Yep sounds good to me, I'll fix that up.

> > +
> > +Notably, there are various steps that the update algorithm attempts in order to
> > +enforce the LRU property which have increasing impacts on other CPUs involved
> > +in the following operation attempts:
> > +
> > +- Attempt to use CPU-local state to batch operations
> > +- Attempt to fetch free nodes from global lists
> > +- Attempt to pull any node from a global list and remove it from the hashmap
> > +- Attempt to pull any node from any CPU's list and remove it from the hashmap
> > +
> > +Even if an LRU node may be acquired, maps of type ``BPF_MAP_TYPE_LRU_HASH``
> > +may fail to insert the entry into the map if other CPUs are heavily contending
> > +on the global hashmap lock.
>
> Similarly this is ABI correct? Probably we can also specify the error code?
> Assuming it is just EBUSY or EAGAIN?

Hmm.

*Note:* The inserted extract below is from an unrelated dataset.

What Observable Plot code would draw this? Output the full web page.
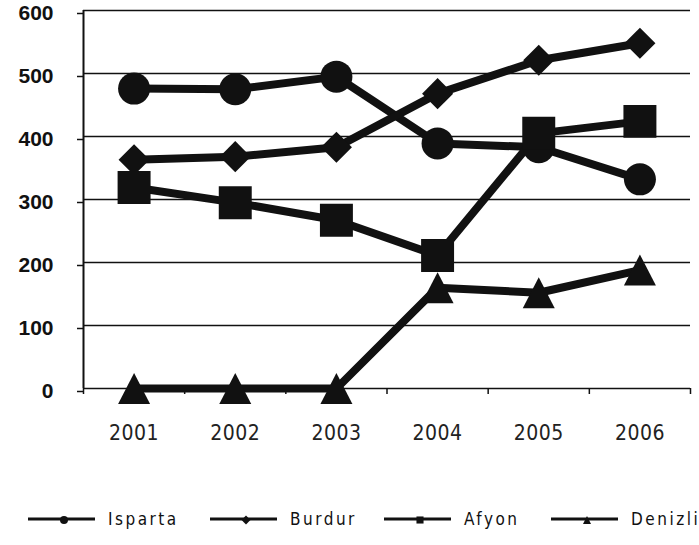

It's EBUSY right now. Also looks like we're missing corresponding
docs in the uapi header for this case:

https://github.com/torvalds/linux/blob/9c1bec9c0b08abeac72ed6214b723adc224013bf/include/uapi/linux/bpf.h#L163

I think that "this function may fail due to contention on map usage,
in which case it returns EBUSY" (or similar wording) is reasonable to
document as ABI. IMO that should go in the header linked above (which
gets turned into UAPI docs elsewhere). This particular phrasing is
going into more detail around things like the hashmap lock which
should not be described as part of the uAPI/ABI.